• **GOAL**
Omit all images, then return the remaining material exactly as it stands.

• **RECORDED INFORMATION**
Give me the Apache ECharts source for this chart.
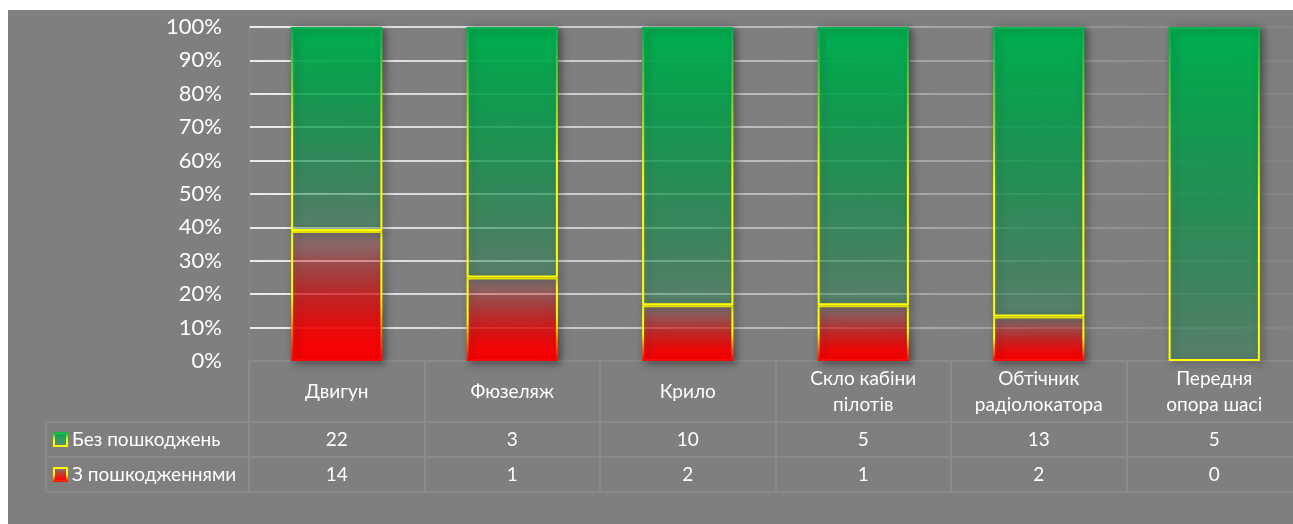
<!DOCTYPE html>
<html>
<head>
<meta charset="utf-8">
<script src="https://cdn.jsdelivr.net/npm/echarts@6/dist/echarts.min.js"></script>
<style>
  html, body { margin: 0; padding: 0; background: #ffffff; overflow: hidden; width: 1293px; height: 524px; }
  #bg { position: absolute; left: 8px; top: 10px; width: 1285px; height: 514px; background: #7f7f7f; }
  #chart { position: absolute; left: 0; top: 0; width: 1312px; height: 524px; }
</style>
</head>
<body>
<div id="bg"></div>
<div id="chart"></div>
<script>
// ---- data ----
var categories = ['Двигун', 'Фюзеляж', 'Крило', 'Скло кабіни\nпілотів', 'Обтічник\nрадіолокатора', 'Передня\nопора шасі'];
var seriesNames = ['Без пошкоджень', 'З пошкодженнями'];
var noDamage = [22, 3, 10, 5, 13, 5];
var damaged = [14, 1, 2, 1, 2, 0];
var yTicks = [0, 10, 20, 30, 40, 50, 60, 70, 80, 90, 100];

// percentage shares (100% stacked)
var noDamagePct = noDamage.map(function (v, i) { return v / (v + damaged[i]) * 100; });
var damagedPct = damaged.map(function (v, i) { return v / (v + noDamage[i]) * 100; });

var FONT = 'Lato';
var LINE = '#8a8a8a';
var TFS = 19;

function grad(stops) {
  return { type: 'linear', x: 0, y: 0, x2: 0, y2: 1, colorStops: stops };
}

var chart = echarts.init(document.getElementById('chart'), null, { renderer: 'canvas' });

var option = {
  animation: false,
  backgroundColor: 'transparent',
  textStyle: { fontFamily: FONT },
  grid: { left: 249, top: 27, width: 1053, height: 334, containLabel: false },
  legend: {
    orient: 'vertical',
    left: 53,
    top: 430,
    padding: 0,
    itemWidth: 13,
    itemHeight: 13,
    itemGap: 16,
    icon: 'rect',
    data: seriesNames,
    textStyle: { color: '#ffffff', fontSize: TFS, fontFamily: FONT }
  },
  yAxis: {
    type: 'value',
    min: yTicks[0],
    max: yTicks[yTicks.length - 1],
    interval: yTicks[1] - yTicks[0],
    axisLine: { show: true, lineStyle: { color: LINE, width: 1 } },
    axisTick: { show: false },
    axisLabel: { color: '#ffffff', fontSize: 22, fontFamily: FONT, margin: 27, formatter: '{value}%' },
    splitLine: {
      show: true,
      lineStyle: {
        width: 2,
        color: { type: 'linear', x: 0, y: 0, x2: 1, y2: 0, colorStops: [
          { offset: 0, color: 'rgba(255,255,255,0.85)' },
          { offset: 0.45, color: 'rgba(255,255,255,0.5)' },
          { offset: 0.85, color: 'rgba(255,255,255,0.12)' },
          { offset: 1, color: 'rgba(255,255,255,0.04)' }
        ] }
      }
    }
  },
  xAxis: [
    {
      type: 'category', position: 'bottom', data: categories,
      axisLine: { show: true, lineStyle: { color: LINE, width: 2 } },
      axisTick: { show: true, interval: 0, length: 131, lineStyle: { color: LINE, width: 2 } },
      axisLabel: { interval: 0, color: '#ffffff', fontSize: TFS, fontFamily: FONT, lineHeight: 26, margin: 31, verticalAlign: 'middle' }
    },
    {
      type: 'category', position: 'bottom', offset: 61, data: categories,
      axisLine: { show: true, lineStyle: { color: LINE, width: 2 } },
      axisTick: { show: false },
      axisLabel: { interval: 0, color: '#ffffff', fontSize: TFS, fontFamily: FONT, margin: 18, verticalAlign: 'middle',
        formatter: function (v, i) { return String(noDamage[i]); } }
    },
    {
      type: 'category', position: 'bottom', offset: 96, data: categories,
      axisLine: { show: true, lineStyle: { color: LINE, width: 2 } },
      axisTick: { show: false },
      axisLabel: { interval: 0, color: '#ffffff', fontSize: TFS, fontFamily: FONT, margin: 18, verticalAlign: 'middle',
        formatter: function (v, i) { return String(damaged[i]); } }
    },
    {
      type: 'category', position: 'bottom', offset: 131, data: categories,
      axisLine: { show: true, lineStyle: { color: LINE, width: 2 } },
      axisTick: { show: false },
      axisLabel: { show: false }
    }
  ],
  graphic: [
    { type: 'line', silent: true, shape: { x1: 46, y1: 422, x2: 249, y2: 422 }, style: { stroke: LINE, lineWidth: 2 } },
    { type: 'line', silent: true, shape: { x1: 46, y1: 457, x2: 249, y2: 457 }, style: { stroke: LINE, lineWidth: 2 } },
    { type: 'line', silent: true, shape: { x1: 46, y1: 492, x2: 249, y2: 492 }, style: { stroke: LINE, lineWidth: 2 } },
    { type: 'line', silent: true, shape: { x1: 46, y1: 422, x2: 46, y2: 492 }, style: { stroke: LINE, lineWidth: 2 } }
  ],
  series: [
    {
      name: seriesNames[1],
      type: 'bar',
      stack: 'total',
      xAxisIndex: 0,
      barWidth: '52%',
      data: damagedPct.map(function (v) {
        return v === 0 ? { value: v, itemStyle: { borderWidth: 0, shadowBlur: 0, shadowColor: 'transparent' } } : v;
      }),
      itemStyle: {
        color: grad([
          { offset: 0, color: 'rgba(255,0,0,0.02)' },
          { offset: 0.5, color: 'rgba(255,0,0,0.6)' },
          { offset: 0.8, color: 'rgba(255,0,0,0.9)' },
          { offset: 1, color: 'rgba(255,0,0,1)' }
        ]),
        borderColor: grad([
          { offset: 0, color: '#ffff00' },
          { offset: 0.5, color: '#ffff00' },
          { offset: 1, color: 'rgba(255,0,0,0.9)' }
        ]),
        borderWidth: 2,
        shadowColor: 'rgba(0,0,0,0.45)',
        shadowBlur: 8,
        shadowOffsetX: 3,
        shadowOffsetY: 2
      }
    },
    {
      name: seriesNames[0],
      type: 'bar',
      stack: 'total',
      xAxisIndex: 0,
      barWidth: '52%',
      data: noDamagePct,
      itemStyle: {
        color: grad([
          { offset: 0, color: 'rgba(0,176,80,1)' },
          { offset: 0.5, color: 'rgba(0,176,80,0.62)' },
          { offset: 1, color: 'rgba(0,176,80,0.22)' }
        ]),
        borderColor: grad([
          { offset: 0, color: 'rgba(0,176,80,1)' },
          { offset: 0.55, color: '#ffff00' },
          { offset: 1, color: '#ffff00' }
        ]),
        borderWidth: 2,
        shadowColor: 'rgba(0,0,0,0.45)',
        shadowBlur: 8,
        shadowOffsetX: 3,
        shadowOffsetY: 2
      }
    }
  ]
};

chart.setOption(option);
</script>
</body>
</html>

• **THE REPLY**
Give me the Apache ECharts source for this chart.
<!DOCTYPE html>
<html>
<head>
<meta charset="utf-8">
<script src="https://cdn.jsdelivr.net/npm/echarts@6/dist/echarts.min.js"></script>
<style>
  html, body { margin: 0; padding: 0; background: #ffffff; overflow: hidden; width: 1293px; height: 524px; }
  #bg { position: absolute; left: 8px; top: 10px; width: 1285px; height: 514px; background: #7f7f7f; }
  #chart { position: absolute; left: 0; top: 0; width: 1312px; height: 524px; }
</style>
</head>
<body>
<div id="bg"></div>
<div id="chart"></div>
<script>
// ---- data ----
var categories = ['Двигун', 'Фюзеляж', 'Крило', 'Скло кабіни\nпілотів', 'Обтічник\nрадіолокатора', 'Передня\nопора шасі'];
var seriesNames = ['Без пошкоджень', 'З пошкодженнями'];
var noDamage = [22, 3, 10, 5, 13, 5];
var damaged = [14, 1, 2, 1, 2, 0];
var yTicks = [0, 10, 20, 30, 40, 50, 60, 70, 80, 90, 100];

// percentage shares (100% stacked)
var noDamagePct = noDamage.map(function (v, i) { return v / (v + damaged[i]) * 100; });
var damagedPct = damaged.map(function (v, i) { return v / (v + noDamage[i]) * 100; });

var FONT = 'Lato';
var LINE = '#8a8a8a';
var TFS = 19;

function grad(stops) {
  return { type: 'linear', x: 0, y: 0, x2: 0, y2: 1, colorStops: stops };
}

var chart = echarts.init(document.getElementById('chart'), null, { renderer: 'canvas' });

var option = {
  animation: false,
  backgroundColor: 'transparent',
  textStyle: { fontFamily: FONT },
  grid: { left: 249, top: 27, width: 1053, height: 334, containLabel: false },
  legend: {
    orient: 'vertical',
    left: 53,
    top: 430,
    padding: 0,
    itemWidth: 13,
    itemHeight: 13,
    itemGap: 16,
    icon: 'rect',
    data: seriesNames,
    textStyle: { color: '#ffffff', fontSize: TFS, fontFamily: FONT }
  },
  yAxis: {
    type: 'value',
    min: yTicks[0],
    max: yTicks[yTicks.length - 1],
    interval: yTicks[1] - yTicks[0],
    axisLine: { show: true, lineStyle: { color: LINE, width: 1 } },
    axisTick: { show: false },
    axisLabel: { color: '#ffffff', fontSize: 22, fontFamily: FONT, margin: 27, formatter: '{value}%' },
    splitLine: {
      show: true,
      lineStyle: {
        width: 2,
        color: { type: 'linear', x: 0, y: 0, x2: 1, y2: 0, colorStops: [
          { offset: 0, color: 'rgba(255,255,255,0.85)' },
          { offset: 0.45, color: 'rgba(255,255,255,0.5)' },
          { offset: 0.85, color: 'rgba(255,255,255,0.12)' },
          { offset: 1, color: 'rgba(255,255,255,0.04)' }
        ] }
      }
    }
  },
  xAxis: [
    {
      type: 'category', position: 'bottom', data: categories,
      axisLine: { show: true, lineStyle: { color: LINE, width: 2 } },
      axisTick: { show: true, interval: 0, length: 131, lineStyle: { color: LINE, width: 2 } },
      axisLabel: { interval: 0, color: '#ffffff', fontSize: TFS, fontFamily: FONT, lineHeight: 26, margin: 31, verticalAlign: 'middle' }
    },
    {
      type: 'category', position: 'bottom', offset: 61, data: categories,
      axisLine: { show: true, lineStyle: { color: LINE, width: 2 } },
      axisTick: { show: false },
      axisLabel: { interval: 0, color: '#ffffff', fontSize: TFS, fontFamily: FONT, margin: 18, verticalAlign: 'middle',
        formatter: function (v, i) { return String(noDamage[i]); } }
    },
    {
      type: 'category', position: 'bottom', offset: 96, data: categories,
      axisLine: { show: true, lineStyle: { color: LINE, width: 2 } },
      axisTick: { show: false },
      axisLabel: { interval: 0, color: '#ffffff', fontSize: TFS, fontFamily: FONT, margin: 18, verticalAlign: 'middle',
        formatter: function (v, i) { return String(damaged[i]); } }
    },
    {
      type: 'category', position: 'bottom', offset: 131, data: categories,
      axisLine: { show: true, lineStyle: { color: LINE, width: 2 } },
      axisTick: { show: false },
      axisLabel: { show: false }
    }
  ],
  graphic: [
    { type: 'line', silent: true, shape: { x1: 46, y1: 422, x2: 249, y2: 422 }, style: { stroke: LINE, lineWidth: 2 } },
    { type: 'line', silent: true, shape: { x1: 46, y1: 457, x2: 249, y2: 457 }, style: { stroke: LINE, lineWidth: 2 } },
    { type: 'line', silent: true, shape: { x1: 46, y1: 492, x2: 249, y2: 492 }, style: { stroke: LINE, lineWidth: 2 } },
    { type: 'line', silent: true, shape: { x1: 46, y1: 422, x2: 46, y2: 492 }, style: { stroke: LINE, lineWidth: 2 } }
  ],
  series: [
    {
      name: seriesNames[1],
      type: 'bar',
      stack: 'total',
      xAxisIndex: 0,
      barWidth: '52%',
      data: damagedPct.map(function (v) {
        return v === 0 ? { value: v, itemStyle: { borderWidth: 0, shadowBlur: 0, shadowColor: 'transparent' } } : v;
      }),
      itemStyle: {
        color: grad([
          { offset: 0, color: 'rgba(255,0,0,0.02)' },
          { offset: 0.5, color: 'rgba(255,0,0,0.6)' },
          { offset: 0.8, color: 'rgba(255,0,0,0.9)' },
          { offset: 1, color: 'rgba(255,0,0,1)' }
        ]),
        borderColor: grad([
          { offset: 0, color: '#ffff00' },
          { offset: 0.5, color: '#ffff00' },
          { offset: 1, color: 'rgba(255,0,0,0.9)' }
        ]),
        borderWidth: 2,
        shadowColor: 'rgba(0,0,0,0.45)',
        shadowBlur: 8,
        shadowOffsetX: 3,
        shadowOffsetY: 2
      }
    },
    {
      name: seriesNames[0],
      type: 'bar',
      stack: 'total',
      xAxisIndex: 0,
      barWidth: '52%',
      data: noDamagePct,
      itemStyle: {
        color: grad([
          { offset: 0, color: 'rgba(0,176,80,1)' },
          { offset: 0.5, color: 'rgba(0,176,80,0.62)' },
          { offset: 1, color: 'rgba(0,176,80,0.22)' }
        ]),
        borderColor: grad([
          { offset: 0, color: 'rgba(0,176,80,1)' },
          { offset: 0.55, color: '#ffff00' },
          { offset: 1, color: '#ffff00' }
        ]),
        borderWidth: 2,
        shadowColor: 'rgba(0,0,0,0.45)',
        shadowBlur: 8,
        shadowOffsetX: 3,
        shadowOffsetY: 2
      }
    }
  ]
};

chart.setOption(option);
</script>
</body>
</html>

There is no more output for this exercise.